No exterior, as comunidades da África Ocidental e dos Países da Língua Portuguesa, também parecem não se entender. Fernando Mendonça, secretário para informação do PAIGC, disse à DW África em Bissau que o partido no poder até o golpe depositava todas as suas esperanças na reunião da ONU: "Toda a gente sabe que as Nações Unidas condenaram o golpe, exigiram o retorno à normalidade constitucional e exigiram a conclusão do processo eleitoral. Mas, também, na altura, foi levantada a questão da necessidade do envio de uma força de estabilização para a Guiné-Bissau.
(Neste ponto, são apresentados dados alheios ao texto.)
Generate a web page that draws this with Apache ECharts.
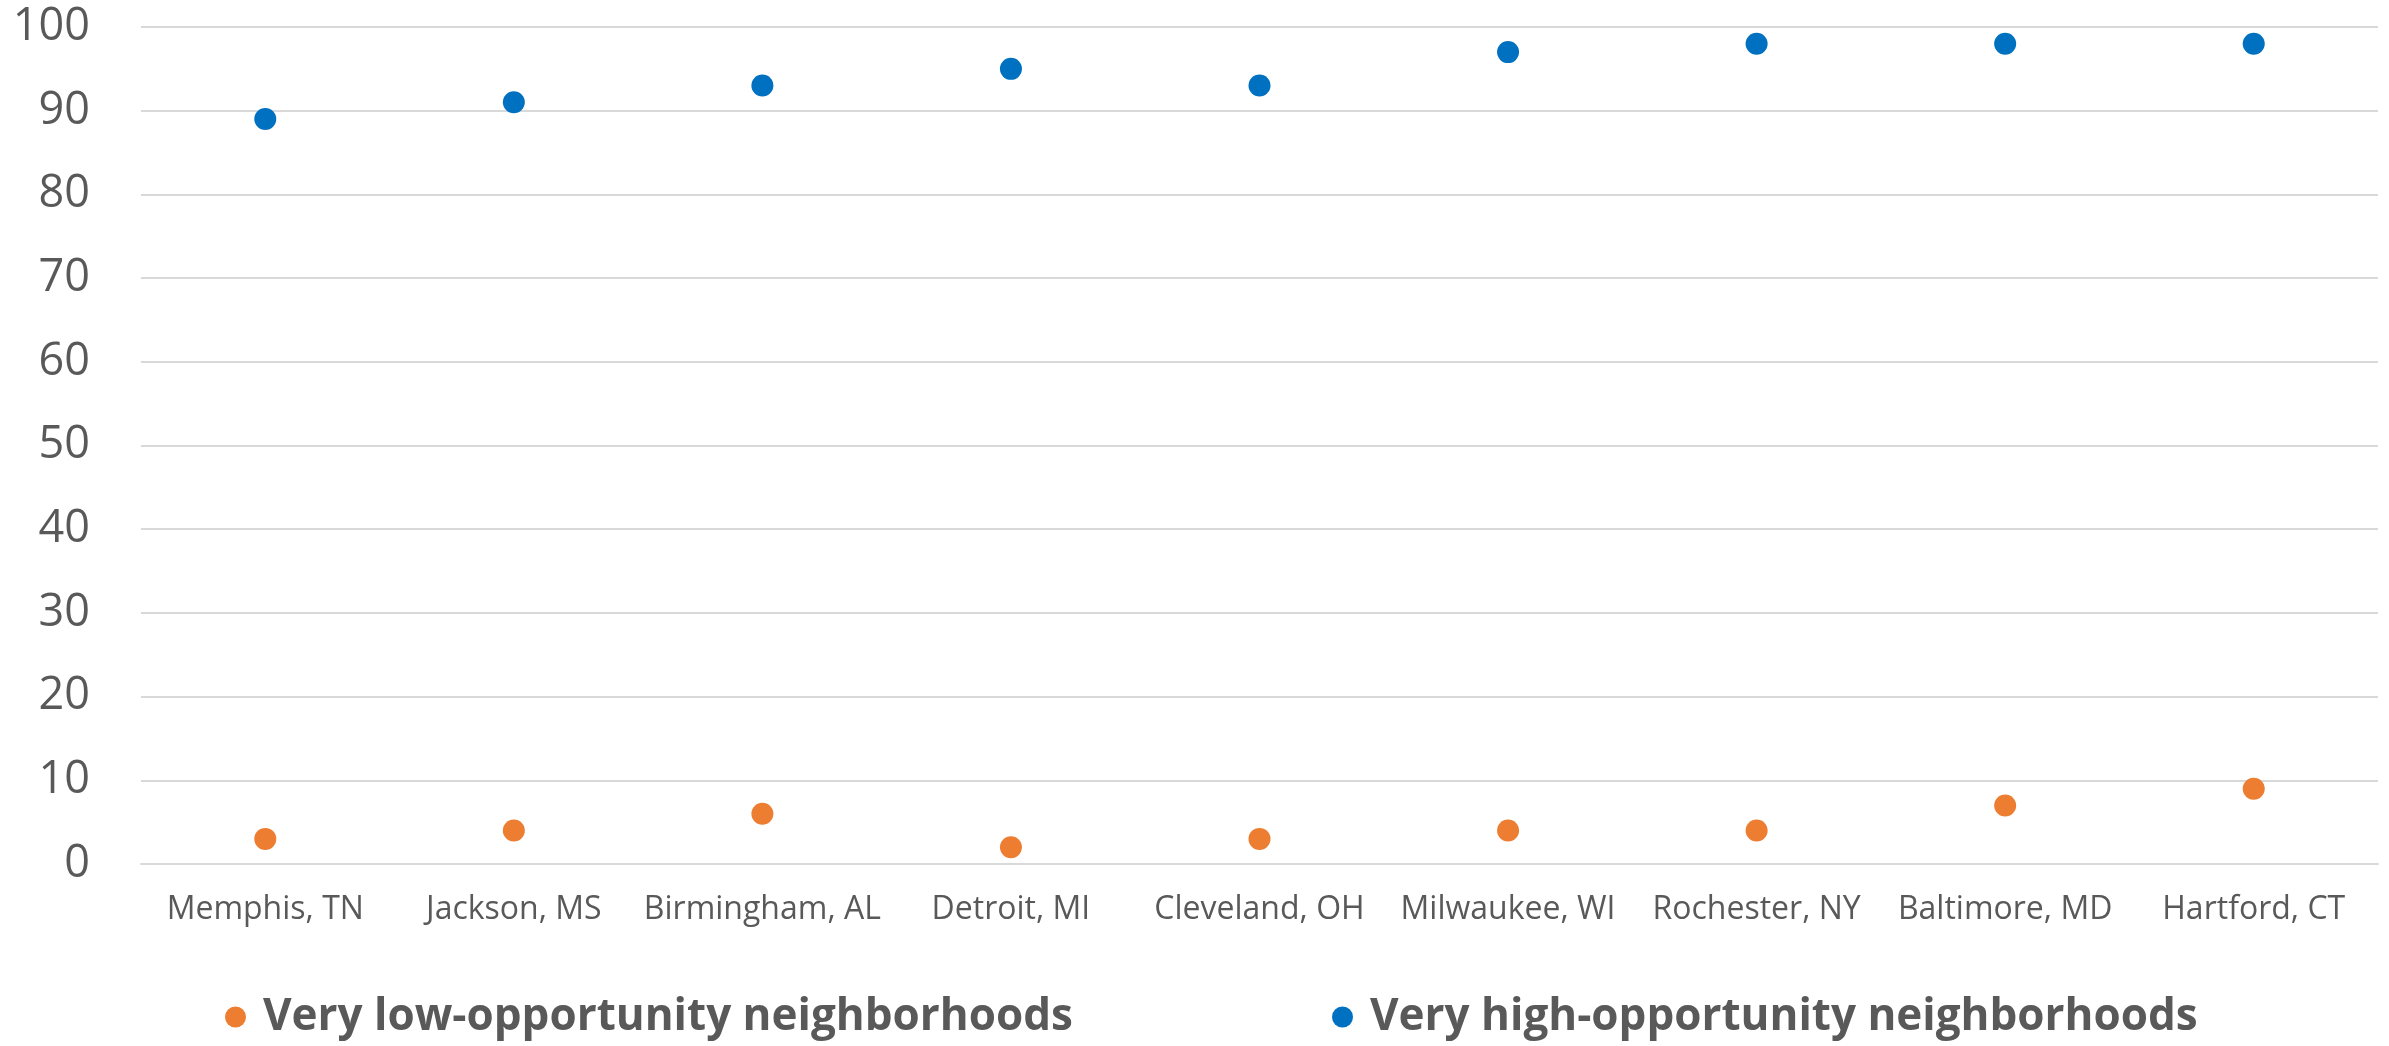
<!DOCTYPE html>
<html>
<head>
<meta charset="utf-8">
<script src="https://cdn.jsdelivr.net/npm/echarts@6/dist/echarts.min.js"></script>
<style>
  html, body { margin: 0; padding: 0; background: #ffffff; }
  #chart { width: 2389px; height: 1046px; }
</style>
</head>
<body>
<div id="chart"></div>
<script>
// Metro areas along the horizontal axis
const cities = ['Memphis, TN', 'Jackson, MS', 'Birmingham, AL', 'Detroit, MI', 'Cleveland, OH',
  'Milwaukee, WI', 'Rochester, NY', 'Baltimore, MD', 'Hartford, CT'];

// Series values (percent)
const lowOpportunity = [3, 4, 6, 2, 3, 4, 4, 7, 9];
const highOpportunity = [89, 91, 93, 95, 93, 97, 98, 98, 98];

const lowName = 'Very low-opportunity neighborhoods';
const highName = 'Very high-opportunity neighborhoods';

const textGrey = '#595959';
const gridGrey = '#D9D9D9';
const fontFamily = '"Open Sans", "Noto Sans", sans-serif';

const chart = echarts.init(document.getElementById('chart'), null, { renderer: 'canvas' });

const legendText = { color: textGrey, fontFamily, fontWeight: 'bold', fontSize: 44, padding: [0, 0, 0, 12] };

chart.setOption({
  animation: false,
  backgroundColor: '#ffffff',
  grid: { left: 141, right: 11, top: 27, bottom: 182, containLabel: false },
  legend: [
    {
      data: [lowName], left: 220, top: 990,
      icon: 'circle', itemWidth: 21, itemHeight: 21,
      textStyle: legendText
    },
    {
      data: [highName], left: 1327, top: 990,
      icon: 'circle', itemWidth: 21, itemHeight: 21,
      textStyle: legendText
    }
  ],
  xAxis: {
    type: 'category',
    data: cities,
    boundaryGap: true,
    axisLine: { show: true, lineStyle: { color: gridGrey, width: 2 } },
    axisTick: { show: false },
    axisLabel: { color: textGrey, fontFamily, fontSize: 32, margin: 30, interval: 0 },
    splitLine: { show: false }
  },
  yAxis: {
    type: 'value',
    min: 0, max: 100, interval: 10,
    axisLine: { show: false },
    axisTick: { show: false },
    axisLabel: { color: textGrey, fontFamily, fontSize: 45, margin: 51 },
    splitLine: { show: true, lineStyle: { color: gridGrey, width: 2 } }
  },
  series: [
    {
      name: lowName, type: 'scatter', data: lowOpportunity,
      symbol: 'circle', symbolSize: 22,
      itemStyle: { color: '#ED7D31', opacity: 1 }
    },
    {
      name: highName, type: 'scatter', data: highOpportunity,
      symbol: 'circle', symbolSize: 22,
      itemStyle: { color: '#0070C0', opacity: 1 }
    }
  ]
});
</script>
</body>
</html>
Esperamos que haja uma reafirmação neste sentido".
Sanções de fora
A CEDEAO defendeu na quinta-feira (03.05) como solução para a crise na Guiné-Bissau que seja encontrado um presidente interino através do Parlamento e que haja um período de transição de um ano. O responsável da comunicação do PAIGC, Fernando Mendonça, recordou à CEDEAO que a Constituição da Guiné-Bissau não prevê a nomeação do primeiro-ministro por via consensual.
De dúvidas a certeza, a União Européia decidiu avançar com sanções contra militares que protagonizaram o golpe, entre outras medidas, proíbem os seis oficiais de entrar ou transitar por território da Europa comunitária e congelamento dos seus bens. A resposta do Comanndo Militar, pela voz de Daba Na Walna, foi: "Compreendo que a UE tenha razão de decidir da forma como decidir. Eu, no lugar da União Européia, teria feito a mesma coisa. Mas também não tenho dúvida de que os que são da UE, se fossem cidadãos guineenses e militares como eu, vivendo a realidade que nós vivemos, se calhar não resistiriam também à tentação de fazer o que eu fiz".
Daba Na Walna, disse que está a ser mal visto pela sociedade guineense por fazer parte do golpe. Ele disse que até para o dono da casa onde morava, teve que devolver as chaves e sair. Na Faculdade de Direito [de Bissau] disseram-lhe que não podia lecionar mais. Mesmo assim, não está arrependido que fez: "Arrependido eu não diria. Mas também digo que não sinto-me herói nem tenho orgulho daquilo que aconteceu".